Task goal :: Extract, in full, the lines below, beginning at the first and ending with the line that contains "from bokeh.resources import INLINE". Pictures do not belong in the copy.

Material supplied ::

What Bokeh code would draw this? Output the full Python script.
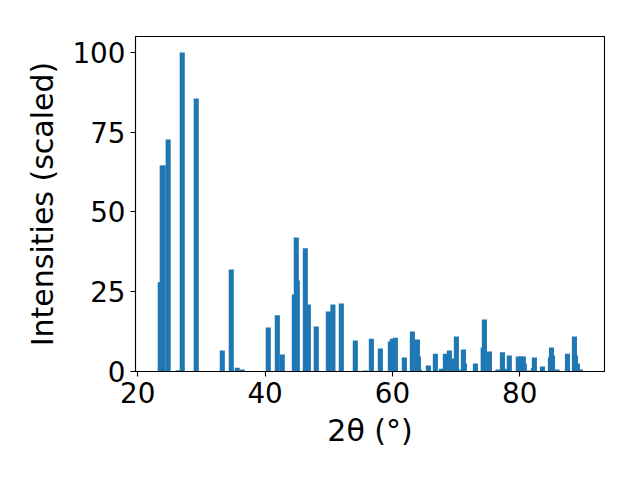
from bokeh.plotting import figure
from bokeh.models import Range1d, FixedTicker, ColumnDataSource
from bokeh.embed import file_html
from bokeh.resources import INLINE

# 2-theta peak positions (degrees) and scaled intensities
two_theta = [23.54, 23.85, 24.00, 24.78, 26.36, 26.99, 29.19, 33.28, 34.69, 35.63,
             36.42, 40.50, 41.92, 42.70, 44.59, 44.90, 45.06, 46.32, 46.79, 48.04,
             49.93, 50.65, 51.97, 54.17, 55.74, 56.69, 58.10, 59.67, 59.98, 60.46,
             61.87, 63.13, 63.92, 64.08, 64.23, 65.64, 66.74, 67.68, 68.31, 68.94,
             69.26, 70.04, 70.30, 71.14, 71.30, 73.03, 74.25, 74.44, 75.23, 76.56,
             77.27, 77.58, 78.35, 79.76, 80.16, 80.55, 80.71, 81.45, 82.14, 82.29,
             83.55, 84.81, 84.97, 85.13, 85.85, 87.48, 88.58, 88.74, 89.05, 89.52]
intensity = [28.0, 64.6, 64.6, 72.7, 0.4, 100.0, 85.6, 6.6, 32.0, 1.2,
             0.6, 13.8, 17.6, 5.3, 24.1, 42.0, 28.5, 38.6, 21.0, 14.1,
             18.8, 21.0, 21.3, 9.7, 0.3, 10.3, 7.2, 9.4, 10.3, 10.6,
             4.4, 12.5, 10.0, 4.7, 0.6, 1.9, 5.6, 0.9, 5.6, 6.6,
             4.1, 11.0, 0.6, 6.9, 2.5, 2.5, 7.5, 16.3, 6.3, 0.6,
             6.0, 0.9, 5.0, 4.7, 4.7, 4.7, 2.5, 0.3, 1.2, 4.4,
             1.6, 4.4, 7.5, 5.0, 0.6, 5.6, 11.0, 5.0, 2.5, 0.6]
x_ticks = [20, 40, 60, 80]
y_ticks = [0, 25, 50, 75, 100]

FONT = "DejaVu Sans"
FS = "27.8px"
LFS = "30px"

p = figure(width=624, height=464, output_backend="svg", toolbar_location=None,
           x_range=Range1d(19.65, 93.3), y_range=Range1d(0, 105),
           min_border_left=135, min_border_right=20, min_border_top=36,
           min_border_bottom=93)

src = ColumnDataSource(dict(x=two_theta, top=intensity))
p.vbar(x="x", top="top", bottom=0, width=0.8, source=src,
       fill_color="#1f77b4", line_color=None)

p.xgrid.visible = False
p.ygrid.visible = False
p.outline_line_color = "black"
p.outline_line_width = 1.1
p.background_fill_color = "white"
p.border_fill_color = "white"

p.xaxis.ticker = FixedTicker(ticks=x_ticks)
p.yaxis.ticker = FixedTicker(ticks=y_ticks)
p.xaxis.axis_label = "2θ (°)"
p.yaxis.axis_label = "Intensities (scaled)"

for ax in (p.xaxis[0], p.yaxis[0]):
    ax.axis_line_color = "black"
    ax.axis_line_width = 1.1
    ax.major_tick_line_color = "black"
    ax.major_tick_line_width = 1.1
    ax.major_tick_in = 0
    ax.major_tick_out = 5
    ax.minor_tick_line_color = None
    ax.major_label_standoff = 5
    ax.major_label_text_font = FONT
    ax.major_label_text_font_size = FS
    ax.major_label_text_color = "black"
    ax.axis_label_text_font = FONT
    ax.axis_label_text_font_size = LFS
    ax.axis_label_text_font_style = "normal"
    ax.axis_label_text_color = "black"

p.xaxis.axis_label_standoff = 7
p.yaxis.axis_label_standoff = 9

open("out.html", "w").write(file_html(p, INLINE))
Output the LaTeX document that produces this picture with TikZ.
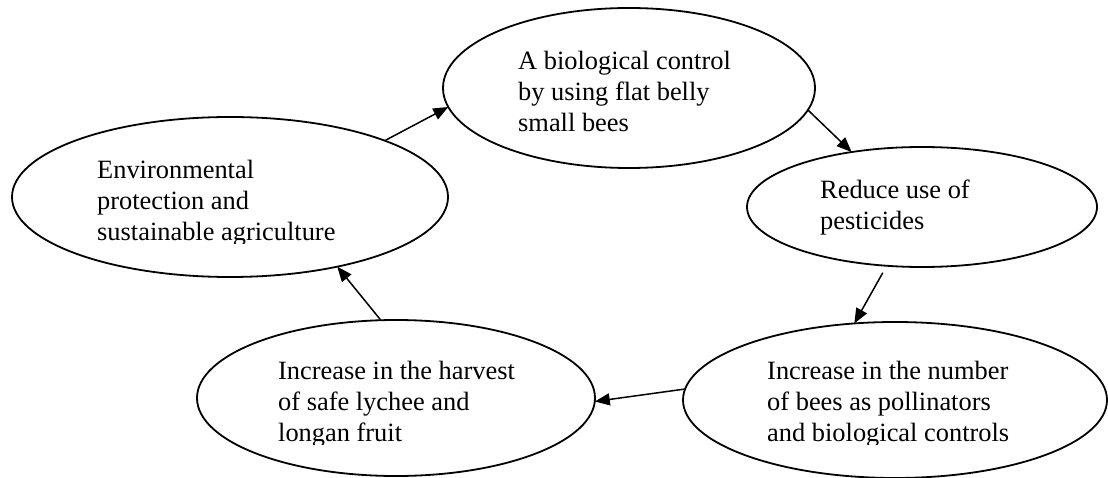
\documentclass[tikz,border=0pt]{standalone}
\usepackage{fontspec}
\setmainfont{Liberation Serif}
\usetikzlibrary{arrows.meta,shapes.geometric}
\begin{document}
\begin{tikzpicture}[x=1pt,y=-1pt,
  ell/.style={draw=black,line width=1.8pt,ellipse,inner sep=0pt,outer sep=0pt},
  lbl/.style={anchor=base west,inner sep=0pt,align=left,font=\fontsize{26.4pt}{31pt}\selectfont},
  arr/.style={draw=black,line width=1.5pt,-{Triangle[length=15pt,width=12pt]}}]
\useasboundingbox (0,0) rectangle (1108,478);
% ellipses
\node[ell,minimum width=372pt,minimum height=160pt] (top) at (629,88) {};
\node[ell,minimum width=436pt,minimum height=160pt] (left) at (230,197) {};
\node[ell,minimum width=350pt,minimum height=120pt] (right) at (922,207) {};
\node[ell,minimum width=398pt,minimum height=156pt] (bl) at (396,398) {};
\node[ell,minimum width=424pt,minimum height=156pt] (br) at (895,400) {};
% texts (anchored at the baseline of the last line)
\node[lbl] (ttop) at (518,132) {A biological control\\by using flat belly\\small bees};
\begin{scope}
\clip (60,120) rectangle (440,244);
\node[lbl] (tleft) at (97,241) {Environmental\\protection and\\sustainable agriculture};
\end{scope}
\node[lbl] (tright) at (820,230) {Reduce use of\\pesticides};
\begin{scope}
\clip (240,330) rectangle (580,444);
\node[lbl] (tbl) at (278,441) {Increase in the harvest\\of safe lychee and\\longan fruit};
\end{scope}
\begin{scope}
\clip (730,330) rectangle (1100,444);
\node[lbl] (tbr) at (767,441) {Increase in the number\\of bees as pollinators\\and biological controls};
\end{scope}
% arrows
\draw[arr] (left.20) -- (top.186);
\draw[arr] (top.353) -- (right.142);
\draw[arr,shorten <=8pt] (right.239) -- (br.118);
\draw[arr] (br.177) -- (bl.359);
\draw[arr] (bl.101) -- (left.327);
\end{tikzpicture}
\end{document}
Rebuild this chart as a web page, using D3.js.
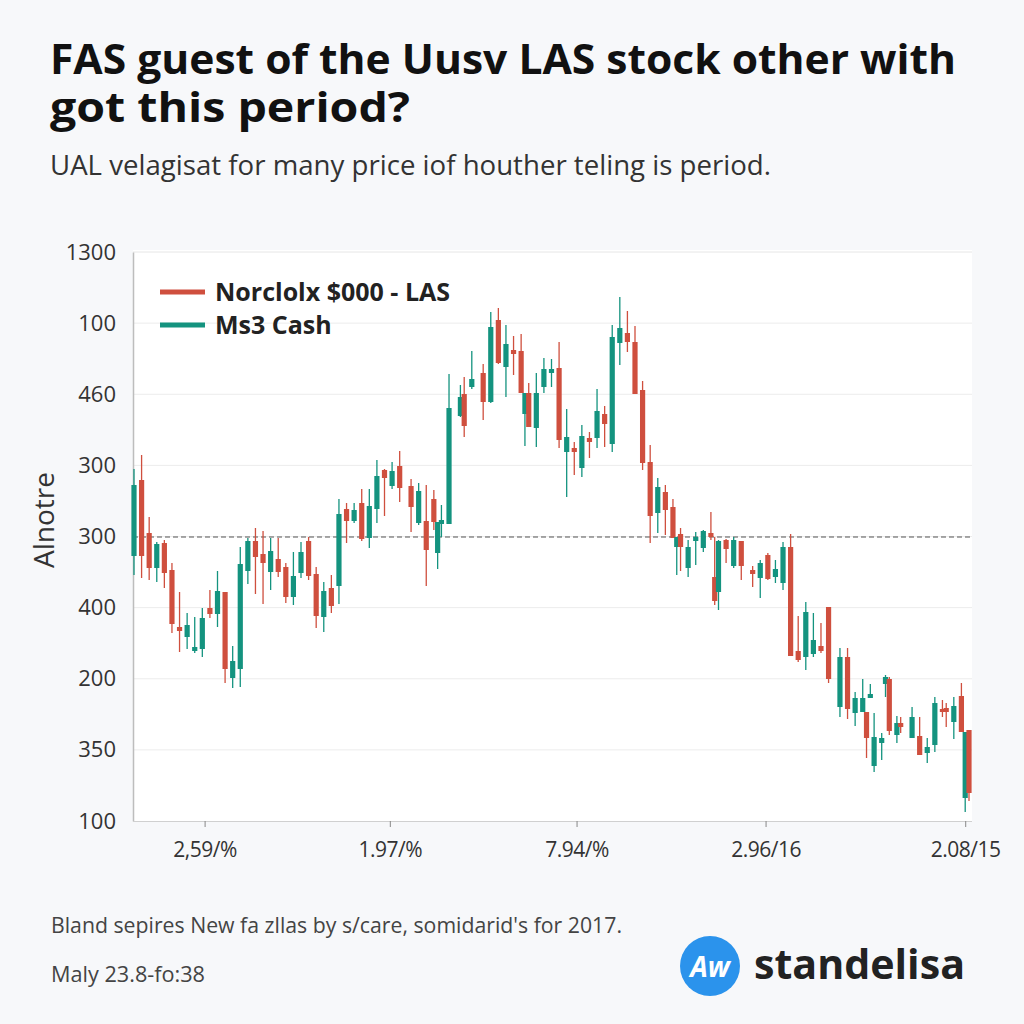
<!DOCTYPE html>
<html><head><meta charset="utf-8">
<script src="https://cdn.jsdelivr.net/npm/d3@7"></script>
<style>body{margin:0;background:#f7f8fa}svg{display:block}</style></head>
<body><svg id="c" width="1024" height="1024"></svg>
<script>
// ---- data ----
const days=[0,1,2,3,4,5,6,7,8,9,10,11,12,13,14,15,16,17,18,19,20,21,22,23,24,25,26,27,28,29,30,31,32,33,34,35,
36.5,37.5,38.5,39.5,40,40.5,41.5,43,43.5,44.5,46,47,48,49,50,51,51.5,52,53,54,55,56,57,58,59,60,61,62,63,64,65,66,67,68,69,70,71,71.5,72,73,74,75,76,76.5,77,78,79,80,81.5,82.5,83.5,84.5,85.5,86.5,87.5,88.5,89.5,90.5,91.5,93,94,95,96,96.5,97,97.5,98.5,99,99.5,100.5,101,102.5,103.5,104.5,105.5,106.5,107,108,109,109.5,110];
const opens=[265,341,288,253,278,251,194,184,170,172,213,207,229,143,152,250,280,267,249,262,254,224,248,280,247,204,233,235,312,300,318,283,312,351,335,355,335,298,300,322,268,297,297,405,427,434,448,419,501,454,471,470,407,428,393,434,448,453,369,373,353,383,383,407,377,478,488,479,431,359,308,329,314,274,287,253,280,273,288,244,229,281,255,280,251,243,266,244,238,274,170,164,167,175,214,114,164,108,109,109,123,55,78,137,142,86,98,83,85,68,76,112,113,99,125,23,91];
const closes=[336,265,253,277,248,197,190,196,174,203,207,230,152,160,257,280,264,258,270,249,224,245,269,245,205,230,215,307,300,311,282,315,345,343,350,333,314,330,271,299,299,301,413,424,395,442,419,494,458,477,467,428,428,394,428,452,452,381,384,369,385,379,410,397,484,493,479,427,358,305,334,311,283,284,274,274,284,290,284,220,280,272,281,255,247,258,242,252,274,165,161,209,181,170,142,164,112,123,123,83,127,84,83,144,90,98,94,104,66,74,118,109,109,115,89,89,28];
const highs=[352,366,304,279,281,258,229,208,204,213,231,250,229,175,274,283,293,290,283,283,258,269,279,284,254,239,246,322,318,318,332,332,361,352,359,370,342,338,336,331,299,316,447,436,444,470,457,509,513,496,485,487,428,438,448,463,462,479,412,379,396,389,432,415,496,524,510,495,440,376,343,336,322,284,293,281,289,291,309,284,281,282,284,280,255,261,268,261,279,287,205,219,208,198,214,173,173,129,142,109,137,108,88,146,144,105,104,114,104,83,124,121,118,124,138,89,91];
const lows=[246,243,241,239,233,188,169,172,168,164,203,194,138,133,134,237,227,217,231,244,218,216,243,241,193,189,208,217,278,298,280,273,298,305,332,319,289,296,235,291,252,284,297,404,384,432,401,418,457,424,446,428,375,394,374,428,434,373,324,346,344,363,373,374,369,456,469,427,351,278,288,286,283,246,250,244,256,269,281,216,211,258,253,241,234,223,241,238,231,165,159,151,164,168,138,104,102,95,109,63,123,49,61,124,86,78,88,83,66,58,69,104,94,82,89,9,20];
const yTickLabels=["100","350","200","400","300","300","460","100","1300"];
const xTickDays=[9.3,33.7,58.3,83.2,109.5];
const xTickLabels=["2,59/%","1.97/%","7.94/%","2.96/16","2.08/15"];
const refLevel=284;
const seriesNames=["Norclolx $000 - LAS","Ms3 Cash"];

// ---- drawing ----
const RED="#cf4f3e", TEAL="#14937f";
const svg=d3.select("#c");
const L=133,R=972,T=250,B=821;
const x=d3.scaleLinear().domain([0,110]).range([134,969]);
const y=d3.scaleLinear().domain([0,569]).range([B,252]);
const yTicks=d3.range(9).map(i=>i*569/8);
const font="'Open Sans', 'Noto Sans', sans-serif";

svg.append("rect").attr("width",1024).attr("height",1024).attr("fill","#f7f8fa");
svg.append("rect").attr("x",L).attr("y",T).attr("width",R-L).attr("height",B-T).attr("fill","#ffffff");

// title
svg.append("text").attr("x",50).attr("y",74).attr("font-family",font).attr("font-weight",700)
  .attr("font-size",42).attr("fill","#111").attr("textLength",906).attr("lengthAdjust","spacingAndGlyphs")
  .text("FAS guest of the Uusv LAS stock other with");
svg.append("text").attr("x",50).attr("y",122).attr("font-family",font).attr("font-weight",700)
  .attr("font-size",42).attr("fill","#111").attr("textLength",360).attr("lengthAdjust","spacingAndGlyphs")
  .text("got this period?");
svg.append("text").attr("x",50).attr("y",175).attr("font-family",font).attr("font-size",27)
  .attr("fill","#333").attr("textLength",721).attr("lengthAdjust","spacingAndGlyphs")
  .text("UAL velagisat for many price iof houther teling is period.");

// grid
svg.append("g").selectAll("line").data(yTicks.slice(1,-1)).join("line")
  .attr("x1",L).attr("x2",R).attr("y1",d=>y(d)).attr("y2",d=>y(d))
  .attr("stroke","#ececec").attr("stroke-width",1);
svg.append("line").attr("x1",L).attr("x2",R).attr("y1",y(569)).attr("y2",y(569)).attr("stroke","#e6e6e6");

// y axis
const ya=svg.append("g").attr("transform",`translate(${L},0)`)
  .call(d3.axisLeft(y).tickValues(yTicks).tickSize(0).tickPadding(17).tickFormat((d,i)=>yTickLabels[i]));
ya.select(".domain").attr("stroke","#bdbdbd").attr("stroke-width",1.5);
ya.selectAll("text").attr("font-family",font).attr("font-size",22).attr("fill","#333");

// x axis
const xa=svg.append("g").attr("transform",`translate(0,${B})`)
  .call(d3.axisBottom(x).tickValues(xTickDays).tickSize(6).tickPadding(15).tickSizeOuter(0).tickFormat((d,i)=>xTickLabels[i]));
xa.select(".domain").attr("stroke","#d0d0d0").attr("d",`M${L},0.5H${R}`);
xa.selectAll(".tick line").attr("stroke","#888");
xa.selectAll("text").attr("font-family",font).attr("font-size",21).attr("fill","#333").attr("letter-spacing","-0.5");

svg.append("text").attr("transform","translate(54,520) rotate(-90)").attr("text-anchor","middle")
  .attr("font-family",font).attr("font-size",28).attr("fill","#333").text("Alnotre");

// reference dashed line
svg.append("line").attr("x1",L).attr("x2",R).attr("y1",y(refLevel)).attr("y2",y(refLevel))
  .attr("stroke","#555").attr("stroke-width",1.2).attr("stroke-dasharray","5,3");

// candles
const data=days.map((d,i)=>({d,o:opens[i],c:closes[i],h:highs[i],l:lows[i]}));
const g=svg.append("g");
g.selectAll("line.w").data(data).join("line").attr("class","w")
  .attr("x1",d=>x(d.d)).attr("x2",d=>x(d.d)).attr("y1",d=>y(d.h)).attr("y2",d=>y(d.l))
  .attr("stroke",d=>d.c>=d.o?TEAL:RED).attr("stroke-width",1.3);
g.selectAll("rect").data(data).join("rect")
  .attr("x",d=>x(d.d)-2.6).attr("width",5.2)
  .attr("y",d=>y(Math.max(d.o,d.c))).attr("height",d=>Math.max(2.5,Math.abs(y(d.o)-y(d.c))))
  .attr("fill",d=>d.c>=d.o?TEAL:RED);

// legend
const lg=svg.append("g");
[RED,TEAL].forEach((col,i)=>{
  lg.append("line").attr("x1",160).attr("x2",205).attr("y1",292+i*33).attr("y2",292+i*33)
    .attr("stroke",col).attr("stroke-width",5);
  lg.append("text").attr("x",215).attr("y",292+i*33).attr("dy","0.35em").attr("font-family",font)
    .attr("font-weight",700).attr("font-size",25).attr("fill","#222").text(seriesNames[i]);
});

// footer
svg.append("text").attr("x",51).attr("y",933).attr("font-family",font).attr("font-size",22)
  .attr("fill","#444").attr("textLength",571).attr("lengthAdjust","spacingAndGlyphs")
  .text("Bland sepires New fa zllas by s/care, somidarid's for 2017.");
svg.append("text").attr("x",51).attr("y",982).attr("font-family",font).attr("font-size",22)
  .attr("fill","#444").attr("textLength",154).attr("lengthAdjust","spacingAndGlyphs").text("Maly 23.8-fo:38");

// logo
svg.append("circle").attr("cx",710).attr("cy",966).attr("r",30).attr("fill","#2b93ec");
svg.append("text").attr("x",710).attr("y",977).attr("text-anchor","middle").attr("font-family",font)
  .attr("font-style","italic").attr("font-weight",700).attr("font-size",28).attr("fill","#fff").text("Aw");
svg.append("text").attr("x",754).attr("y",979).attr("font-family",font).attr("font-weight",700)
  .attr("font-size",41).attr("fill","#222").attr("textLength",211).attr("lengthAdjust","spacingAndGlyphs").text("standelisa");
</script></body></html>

Result of the task ::
What Bokeh code would draw this? Output the full Python script.
from bokeh.plotting import figure
from bokeh.models import Range1d, FixedTicker, ColumnDataSource
from bokeh.embed import file_html
from bokeh.resources import INLINE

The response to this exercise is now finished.